Multicultural Chamber lots remain vacant

Multicultural Chamber lots remain vacant

July 14th, 2011 by Cliff Hightower in News

Multiple vacant lots are photographed Wednesday in the 400 block of MLK Blvd., leading up to the former Renewal Barber Shop at 423 MLK Blvd., seen in the background.

Photo by John Rawlston/Times Free Press.

POLL: Should the Multicultural Chamber receive public funding?

The Tennessee Multicultural Chamber of Commerce purchased five parcels of land on East M.L. King Boulevard through loans and federal grants to build a business center that never materialized, records show.

The Chamber paid $700,000 for the properties, with more than two-thirds of the money coming from a grant through the Chattanooga Community Development Foundation Institution Inc., a nonprofit organization set up to make loans to small businesses in urban neighborhoods.

"The loan was made to purchase two lots along M.L. King Boulevard on which to later construct [Multicultural Chamber] offices and a Business Solutions Center," David Johnson, president of Chattanooga Neighborhood Enterprises and the listed principal of the foundation, wrote in an email. "The building was supposed to be constructed with a subsequent grant."

The mission of the Chamber is to help minority-owned and small businesses to get a leg up against larger businesses. Multicultural Chamber Executive Director Sherrie Gilchrist and Chamber board member John Taylor could not be reached for comment.

The Community Development Foundation Institution loaned $579,169 to the Multicultural Chamber in 2008 for the acquisitions, a city review states. The review, by City Auditor Stan Sewell, says $500,000 was paid for the two parcels, whose total assessed value was $211,000. It is unclear how the rest of the $79,169 was spent.

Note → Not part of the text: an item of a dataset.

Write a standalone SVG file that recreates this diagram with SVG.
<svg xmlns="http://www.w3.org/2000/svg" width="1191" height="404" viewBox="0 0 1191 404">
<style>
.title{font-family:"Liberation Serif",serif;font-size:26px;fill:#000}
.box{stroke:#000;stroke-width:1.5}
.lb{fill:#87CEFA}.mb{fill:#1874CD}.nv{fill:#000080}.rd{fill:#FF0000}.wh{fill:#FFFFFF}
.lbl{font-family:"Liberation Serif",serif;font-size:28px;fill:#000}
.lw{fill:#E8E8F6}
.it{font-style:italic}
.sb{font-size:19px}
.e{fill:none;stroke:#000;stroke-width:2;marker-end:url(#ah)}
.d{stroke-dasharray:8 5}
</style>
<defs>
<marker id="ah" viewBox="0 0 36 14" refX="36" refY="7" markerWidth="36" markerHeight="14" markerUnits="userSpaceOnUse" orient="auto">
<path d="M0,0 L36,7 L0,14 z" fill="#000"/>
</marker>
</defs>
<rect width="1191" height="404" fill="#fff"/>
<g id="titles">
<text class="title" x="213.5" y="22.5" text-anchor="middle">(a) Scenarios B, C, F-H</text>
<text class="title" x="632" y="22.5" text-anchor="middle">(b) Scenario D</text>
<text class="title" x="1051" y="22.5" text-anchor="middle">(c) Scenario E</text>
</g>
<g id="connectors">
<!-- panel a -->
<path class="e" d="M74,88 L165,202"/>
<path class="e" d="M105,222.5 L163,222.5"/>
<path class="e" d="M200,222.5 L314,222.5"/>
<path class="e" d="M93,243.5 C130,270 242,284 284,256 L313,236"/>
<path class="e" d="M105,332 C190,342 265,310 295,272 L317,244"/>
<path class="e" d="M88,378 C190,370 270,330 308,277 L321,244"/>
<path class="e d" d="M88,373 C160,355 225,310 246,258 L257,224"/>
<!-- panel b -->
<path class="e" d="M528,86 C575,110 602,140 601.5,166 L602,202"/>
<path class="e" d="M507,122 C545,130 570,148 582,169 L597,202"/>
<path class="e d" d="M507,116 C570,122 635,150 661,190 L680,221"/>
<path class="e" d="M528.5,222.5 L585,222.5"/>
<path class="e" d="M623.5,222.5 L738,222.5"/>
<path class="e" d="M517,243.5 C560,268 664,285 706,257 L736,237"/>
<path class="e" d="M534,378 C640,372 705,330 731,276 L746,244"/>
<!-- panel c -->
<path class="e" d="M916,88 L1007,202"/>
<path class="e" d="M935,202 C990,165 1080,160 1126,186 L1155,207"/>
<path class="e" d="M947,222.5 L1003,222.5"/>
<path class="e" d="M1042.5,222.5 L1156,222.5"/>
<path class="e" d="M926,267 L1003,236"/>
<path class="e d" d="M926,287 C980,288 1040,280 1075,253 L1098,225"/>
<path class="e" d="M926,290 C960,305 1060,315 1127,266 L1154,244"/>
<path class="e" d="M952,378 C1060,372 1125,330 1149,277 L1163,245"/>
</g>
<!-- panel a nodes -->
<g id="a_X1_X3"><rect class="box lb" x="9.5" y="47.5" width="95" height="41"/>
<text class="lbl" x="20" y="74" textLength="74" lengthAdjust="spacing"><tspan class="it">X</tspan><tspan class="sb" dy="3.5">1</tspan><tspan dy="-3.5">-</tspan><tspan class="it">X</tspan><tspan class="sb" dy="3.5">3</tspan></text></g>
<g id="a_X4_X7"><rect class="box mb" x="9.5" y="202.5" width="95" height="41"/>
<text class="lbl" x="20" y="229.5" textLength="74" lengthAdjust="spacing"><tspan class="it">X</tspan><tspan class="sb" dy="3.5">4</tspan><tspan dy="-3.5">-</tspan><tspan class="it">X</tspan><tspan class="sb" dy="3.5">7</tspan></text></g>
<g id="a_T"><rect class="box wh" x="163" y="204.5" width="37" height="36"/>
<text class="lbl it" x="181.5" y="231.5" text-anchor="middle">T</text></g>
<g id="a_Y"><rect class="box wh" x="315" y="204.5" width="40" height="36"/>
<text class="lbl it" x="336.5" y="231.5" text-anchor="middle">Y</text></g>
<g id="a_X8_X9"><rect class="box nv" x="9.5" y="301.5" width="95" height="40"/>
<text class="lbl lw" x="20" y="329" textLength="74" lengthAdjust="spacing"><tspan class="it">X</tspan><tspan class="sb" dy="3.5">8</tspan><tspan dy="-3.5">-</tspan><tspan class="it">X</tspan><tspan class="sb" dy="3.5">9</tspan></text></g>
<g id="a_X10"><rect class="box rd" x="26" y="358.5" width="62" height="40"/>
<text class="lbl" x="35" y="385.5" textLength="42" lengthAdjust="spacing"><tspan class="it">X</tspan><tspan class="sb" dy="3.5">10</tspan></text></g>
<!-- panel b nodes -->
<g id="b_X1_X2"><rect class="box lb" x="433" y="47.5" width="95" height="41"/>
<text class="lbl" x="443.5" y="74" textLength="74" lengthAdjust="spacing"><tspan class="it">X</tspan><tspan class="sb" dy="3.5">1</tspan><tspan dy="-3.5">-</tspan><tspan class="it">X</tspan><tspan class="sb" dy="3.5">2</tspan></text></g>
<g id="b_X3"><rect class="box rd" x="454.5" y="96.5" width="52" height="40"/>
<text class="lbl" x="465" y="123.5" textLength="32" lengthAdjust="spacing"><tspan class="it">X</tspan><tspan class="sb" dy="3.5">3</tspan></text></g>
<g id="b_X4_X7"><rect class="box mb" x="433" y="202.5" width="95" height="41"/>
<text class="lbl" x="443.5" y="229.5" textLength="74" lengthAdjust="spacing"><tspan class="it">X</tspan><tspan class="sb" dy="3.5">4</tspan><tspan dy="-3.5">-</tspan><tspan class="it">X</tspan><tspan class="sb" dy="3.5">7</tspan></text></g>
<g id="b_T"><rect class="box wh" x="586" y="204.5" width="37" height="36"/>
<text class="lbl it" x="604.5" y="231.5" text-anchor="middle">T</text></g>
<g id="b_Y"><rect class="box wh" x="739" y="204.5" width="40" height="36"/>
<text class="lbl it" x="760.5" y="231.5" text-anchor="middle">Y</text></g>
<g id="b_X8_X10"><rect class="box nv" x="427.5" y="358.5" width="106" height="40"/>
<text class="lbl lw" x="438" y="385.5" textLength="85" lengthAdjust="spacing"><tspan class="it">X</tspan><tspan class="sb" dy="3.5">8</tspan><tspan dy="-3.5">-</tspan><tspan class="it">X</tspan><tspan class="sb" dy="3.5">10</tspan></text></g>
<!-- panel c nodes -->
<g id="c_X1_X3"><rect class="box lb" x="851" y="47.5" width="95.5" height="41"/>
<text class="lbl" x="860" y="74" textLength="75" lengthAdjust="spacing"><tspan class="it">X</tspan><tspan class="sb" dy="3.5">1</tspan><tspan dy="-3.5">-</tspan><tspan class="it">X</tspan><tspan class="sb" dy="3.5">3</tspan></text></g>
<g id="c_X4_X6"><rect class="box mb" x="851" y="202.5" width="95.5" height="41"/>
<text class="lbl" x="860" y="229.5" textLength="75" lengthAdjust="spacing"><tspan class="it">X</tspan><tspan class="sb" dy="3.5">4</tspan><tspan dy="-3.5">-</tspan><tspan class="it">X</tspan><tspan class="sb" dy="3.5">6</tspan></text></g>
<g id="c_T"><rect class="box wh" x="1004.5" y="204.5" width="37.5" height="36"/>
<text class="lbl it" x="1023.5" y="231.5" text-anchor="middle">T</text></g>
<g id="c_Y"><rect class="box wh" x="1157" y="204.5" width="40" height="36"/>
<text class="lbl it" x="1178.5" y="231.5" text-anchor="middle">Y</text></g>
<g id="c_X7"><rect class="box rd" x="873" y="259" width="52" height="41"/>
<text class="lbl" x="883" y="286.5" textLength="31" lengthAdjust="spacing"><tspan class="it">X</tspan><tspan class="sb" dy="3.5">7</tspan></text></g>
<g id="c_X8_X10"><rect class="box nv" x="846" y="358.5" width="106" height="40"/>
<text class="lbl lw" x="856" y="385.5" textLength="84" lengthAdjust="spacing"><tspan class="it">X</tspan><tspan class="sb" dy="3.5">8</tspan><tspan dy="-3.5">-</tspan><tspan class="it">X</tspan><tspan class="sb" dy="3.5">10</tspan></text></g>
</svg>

Johnson said Wednesday the development corporation approved the loan in September 2008. He said he was not sure why the board made the decision, but property along M.L. King Boulevard could be worth more.

"A local real estate professional has indicated that property along MLK often sells in excess of assessed value," he said.

Johnson did not say why the loan was made for almost $80,000 more than the purchase price.

Hamilton County Assessor of Property records show the Chamber also spent $200,000 from U.S. Department of Housing and Urban Development to buy three other parcels of land on M.L. King Boulevard during the height of the housing boom.

The Tennessee Multicultural Chamber has drawn some fire after Sewell gave City Council members a copy of his review, which highlighted concerns about financial mismanagement, extravagant salaries and travel expenses for Chamber employees and inappropriate expenditures on two of the M.L. King Boulevard properties.

The review also questions how $540,000 in federal HUD money was spent. About $200,000 was spent on purchasing land for the Business Solutions Center, while $106,000 was spent on planning, administration and project management, but there are no details of how the rest of the more than $200,000 was spent.

A spokesman for HUD in Washington, D.C., said that, in most matters dealing with questionable activity with HUD money, the department would send an auditor to review records.

An Atlanta-based HUD spokesman said the department would review Sewell's report and have further comment today.

What's next

On Tuesday night, Chamber board members asked the City Council for a $75,000 budget allocation, but the council refused. Council members asked the Chamber to provide an audit and answers to 18 questions raised in Sewell's review by next Tuesday.

Chamber directors also said Tuesday night they might make an appearance at the Hamilton County Commission meeting this morning and ask for the same amount of money.

Some commissioners said Wednesday they want the same questions answered before they agree to give any money to the Chamber.

"I don't think there's anything they can say," Commissioner Joe Graham said. "The need is there, but where is the proof? Where's the proof in what they are doing?"

Commissioner Greg Beck said there is no doubt the commission wants answers.

"I think that would be universal," he said. "The same questions the city wants, we would want them to answer."

He said somehow the governmental bodies need to "keep the program alive."

Richard Beeland, spokesman for Mayor Ron Littlefield, said the mayor met with Gilchrist and Taylor Wednesday afternoon.

"There are still a lot of unanswered questions," he said.